_WRITTEN TASK:_ Take the lines of the data below from the very first through the line containing "-0.1, 0.1, 0.0, -0.5];" and output them exactly, pictures excluded.

-- begin GIVEN DATA --

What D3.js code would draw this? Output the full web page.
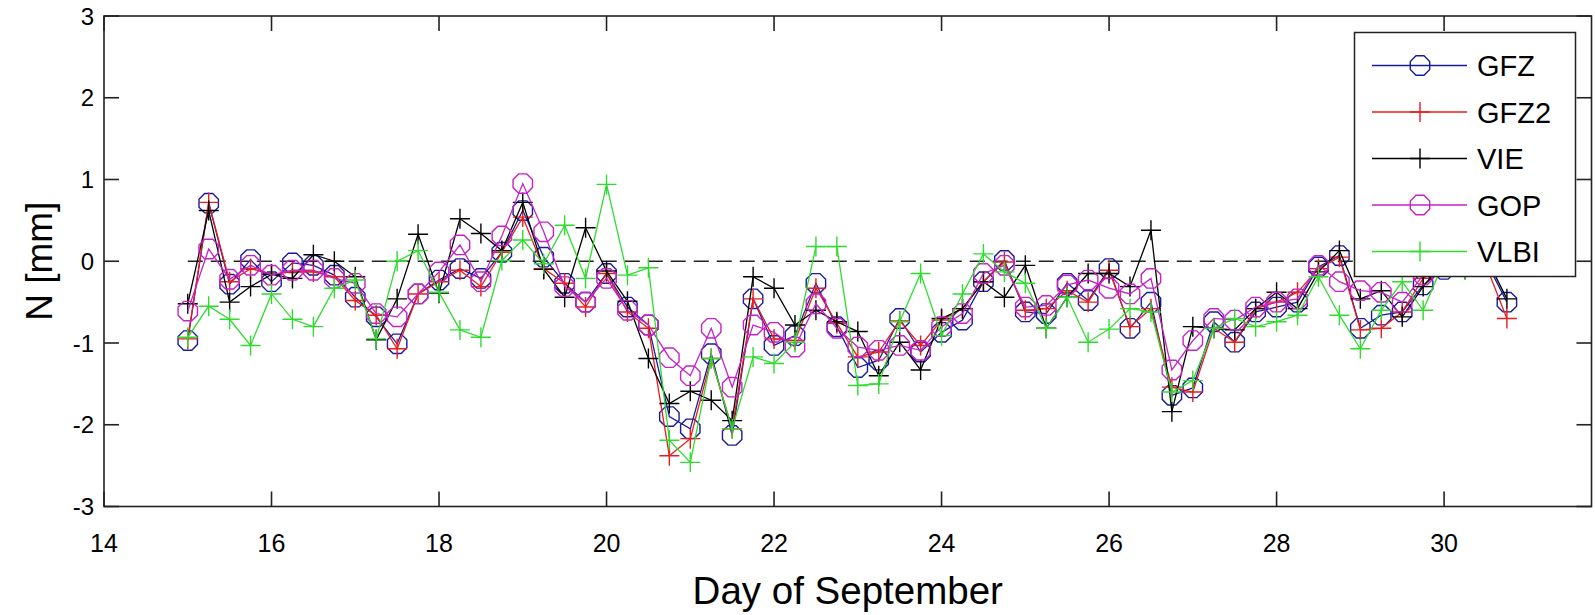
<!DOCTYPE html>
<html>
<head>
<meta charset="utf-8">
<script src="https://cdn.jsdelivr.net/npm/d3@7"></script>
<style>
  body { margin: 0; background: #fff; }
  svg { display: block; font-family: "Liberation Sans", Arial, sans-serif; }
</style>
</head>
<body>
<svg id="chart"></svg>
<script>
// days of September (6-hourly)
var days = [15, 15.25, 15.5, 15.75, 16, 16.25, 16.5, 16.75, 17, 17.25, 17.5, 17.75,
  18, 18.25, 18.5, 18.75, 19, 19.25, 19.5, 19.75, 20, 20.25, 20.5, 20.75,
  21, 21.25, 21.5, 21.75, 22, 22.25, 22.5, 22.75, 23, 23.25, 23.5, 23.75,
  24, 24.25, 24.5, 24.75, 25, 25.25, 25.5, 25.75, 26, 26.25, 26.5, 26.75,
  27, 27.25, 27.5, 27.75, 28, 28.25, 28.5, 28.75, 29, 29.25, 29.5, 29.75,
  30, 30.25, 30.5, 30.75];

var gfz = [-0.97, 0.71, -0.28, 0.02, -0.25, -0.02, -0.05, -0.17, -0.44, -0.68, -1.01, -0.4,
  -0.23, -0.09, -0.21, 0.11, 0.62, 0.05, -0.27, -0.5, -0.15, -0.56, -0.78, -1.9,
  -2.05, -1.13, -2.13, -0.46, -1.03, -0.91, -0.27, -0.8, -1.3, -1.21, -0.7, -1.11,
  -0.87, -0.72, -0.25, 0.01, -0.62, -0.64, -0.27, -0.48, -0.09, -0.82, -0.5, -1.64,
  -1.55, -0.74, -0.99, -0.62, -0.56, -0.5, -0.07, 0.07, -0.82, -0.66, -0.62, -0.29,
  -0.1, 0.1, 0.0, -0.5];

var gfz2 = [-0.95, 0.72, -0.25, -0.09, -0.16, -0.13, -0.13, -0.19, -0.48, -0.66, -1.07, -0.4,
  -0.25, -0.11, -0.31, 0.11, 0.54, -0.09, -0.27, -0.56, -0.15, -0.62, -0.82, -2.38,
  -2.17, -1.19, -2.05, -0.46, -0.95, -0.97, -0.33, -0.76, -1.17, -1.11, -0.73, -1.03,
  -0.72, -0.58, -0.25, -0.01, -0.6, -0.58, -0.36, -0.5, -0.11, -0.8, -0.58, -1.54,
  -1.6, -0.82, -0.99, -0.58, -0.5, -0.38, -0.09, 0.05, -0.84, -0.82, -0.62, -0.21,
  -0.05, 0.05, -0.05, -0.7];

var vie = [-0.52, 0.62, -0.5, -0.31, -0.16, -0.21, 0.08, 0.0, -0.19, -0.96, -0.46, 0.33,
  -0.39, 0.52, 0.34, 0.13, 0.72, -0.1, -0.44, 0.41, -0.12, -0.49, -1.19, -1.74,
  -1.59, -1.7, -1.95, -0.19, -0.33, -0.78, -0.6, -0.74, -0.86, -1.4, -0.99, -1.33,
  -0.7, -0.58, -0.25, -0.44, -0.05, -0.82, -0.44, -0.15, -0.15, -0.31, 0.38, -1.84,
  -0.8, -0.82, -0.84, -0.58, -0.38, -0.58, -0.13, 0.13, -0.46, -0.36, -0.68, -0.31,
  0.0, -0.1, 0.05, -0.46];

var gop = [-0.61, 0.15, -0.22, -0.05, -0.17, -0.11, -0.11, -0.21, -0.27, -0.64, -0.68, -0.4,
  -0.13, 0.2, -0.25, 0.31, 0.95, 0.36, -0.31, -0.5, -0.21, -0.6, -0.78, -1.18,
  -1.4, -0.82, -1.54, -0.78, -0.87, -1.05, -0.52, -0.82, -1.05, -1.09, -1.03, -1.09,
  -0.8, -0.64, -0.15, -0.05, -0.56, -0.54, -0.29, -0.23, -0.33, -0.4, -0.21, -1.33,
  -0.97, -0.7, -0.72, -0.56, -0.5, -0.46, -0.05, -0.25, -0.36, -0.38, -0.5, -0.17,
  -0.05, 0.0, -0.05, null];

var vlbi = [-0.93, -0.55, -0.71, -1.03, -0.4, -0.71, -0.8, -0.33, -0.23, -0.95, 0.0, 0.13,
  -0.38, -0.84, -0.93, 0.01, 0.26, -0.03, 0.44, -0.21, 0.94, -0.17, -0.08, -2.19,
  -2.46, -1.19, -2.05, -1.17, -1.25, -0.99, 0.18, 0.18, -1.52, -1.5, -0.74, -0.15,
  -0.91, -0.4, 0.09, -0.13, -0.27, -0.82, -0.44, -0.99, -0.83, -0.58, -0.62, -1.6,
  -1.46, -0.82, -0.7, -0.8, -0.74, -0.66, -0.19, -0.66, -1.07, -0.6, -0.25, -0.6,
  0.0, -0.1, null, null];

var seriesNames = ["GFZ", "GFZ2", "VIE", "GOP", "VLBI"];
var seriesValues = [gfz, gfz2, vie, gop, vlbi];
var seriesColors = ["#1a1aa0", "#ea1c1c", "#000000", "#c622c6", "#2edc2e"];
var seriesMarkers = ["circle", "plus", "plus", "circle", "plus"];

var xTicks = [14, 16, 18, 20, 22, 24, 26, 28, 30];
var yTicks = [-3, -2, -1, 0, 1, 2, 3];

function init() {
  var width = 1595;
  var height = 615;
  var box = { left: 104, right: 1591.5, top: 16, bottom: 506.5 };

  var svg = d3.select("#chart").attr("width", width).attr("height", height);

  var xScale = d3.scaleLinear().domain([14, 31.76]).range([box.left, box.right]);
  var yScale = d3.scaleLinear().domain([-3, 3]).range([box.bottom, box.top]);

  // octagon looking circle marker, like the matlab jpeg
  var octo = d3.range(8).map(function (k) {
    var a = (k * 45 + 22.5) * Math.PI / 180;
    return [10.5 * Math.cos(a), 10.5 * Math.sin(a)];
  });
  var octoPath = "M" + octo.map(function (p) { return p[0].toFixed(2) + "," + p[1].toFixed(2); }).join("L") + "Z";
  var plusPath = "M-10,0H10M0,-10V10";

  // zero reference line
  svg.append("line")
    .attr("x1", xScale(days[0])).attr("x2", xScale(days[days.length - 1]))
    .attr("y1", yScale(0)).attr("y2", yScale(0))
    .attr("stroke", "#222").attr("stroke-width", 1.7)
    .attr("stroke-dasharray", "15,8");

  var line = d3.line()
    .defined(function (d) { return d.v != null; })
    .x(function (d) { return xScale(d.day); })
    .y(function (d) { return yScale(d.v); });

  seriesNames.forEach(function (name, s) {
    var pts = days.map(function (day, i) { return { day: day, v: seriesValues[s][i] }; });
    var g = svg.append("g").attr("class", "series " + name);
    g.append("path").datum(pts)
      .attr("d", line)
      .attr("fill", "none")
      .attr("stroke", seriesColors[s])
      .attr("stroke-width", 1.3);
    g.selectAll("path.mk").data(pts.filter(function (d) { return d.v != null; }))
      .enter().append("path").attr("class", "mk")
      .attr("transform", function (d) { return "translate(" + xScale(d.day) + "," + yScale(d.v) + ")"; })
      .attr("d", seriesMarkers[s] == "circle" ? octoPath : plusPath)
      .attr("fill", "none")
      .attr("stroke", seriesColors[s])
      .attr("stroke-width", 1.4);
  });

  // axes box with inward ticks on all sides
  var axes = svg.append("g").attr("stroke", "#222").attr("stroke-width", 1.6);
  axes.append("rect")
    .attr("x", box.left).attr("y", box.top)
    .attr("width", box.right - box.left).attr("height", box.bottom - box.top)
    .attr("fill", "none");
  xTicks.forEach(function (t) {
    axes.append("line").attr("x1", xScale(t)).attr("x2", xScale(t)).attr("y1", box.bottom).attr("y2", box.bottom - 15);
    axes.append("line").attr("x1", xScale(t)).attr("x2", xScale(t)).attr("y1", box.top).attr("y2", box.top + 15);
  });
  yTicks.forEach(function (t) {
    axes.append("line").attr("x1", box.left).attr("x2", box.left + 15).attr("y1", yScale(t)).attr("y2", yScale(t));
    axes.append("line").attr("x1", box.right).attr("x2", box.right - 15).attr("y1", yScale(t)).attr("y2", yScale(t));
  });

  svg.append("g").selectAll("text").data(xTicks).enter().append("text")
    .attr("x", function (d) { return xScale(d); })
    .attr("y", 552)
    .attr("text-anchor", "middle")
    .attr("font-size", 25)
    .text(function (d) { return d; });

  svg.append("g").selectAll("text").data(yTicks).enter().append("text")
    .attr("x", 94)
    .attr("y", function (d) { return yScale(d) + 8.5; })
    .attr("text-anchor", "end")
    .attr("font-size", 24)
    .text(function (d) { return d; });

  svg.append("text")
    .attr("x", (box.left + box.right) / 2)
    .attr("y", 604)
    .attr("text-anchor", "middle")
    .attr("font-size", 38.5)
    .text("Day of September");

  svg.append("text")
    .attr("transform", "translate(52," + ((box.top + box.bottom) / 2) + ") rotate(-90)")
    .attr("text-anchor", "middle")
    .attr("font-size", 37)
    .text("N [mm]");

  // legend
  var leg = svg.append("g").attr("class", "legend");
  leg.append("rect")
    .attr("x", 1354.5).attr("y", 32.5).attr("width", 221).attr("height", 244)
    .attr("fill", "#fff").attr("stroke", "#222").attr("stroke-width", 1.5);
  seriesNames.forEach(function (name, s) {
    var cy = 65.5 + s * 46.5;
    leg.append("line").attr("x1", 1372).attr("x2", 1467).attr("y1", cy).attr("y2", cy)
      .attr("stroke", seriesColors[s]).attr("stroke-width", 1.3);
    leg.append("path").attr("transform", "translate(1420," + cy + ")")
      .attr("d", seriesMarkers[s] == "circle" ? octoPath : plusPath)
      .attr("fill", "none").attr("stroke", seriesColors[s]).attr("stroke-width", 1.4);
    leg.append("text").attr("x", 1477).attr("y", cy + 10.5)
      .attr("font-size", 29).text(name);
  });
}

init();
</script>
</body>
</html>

-- end GIVEN DATA --

_FULL OUTPUT:_
What D3.js code would draw this? Output the full web page.
<!DOCTYPE html>
<html>
<head>
<meta charset="utf-8">
<script src="https://cdn.jsdelivr.net/npm/d3@7"></script>
<style>
  body { margin: 0; background: #fff; }
  svg { display: block; font-family: "Liberation Sans", Arial, sans-serif; }
</style>
</head>
<body>
<svg id="chart"></svg>
<script>
// days of September (6-hourly)
var days = [15, 15.25, 15.5, 15.75, 16, 16.25, 16.5, 16.75, 17, 17.25, 17.5, 17.75,
  18, 18.25, 18.5, 18.75, 19, 19.25, 19.5, 19.75, 20, 20.25, 20.5, 20.75,
  21, 21.25, 21.5, 21.75, 22, 22.25, 22.5, 22.75, 23, 23.25, 23.5, 23.75,
  24, 24.25, 24.5, 24.75, 25, 25.25, 25.5, 25.75, 26, 26.25, 26.5, 26.75,
  27, 27.25, 27.5, 27.75, 28, 28.25, 28.5, 28.75, 29, 29.25, 29.5, 29.75,
  30, 30.25, 30.5, 30.75];

var gfz = [-0.97, 0.71, -0.28, 0.02, -0.25, -0.02, -0.05, -0.17, -0.44, -0.68, -1.01, -0.4,
  -0.23, -0.09, -0.21, 0.11, 0.62, 0.05, -0.27, -0.5, -0.15, -0.56, -0.78, -1.9,
  -2.05, -1.13, -2.13, -0.46, -1.03, -0.91, -0.27, -0.8, -1.3, -1.21, -0.7, -1.11,
  -0.87, -0.72, -0.25, 0.01, -0.62, -0.64, -0.27, -0.48, -0.09, -0.82, -0.5, -1.64,
  -1.55, -0.74, -0.99, -0.62, -0.56, -0.5, -0.07, 0.07, -0.82, -0.66, -0.62, -0.29,
  -0.1, 0.1, 0.0, -0.5];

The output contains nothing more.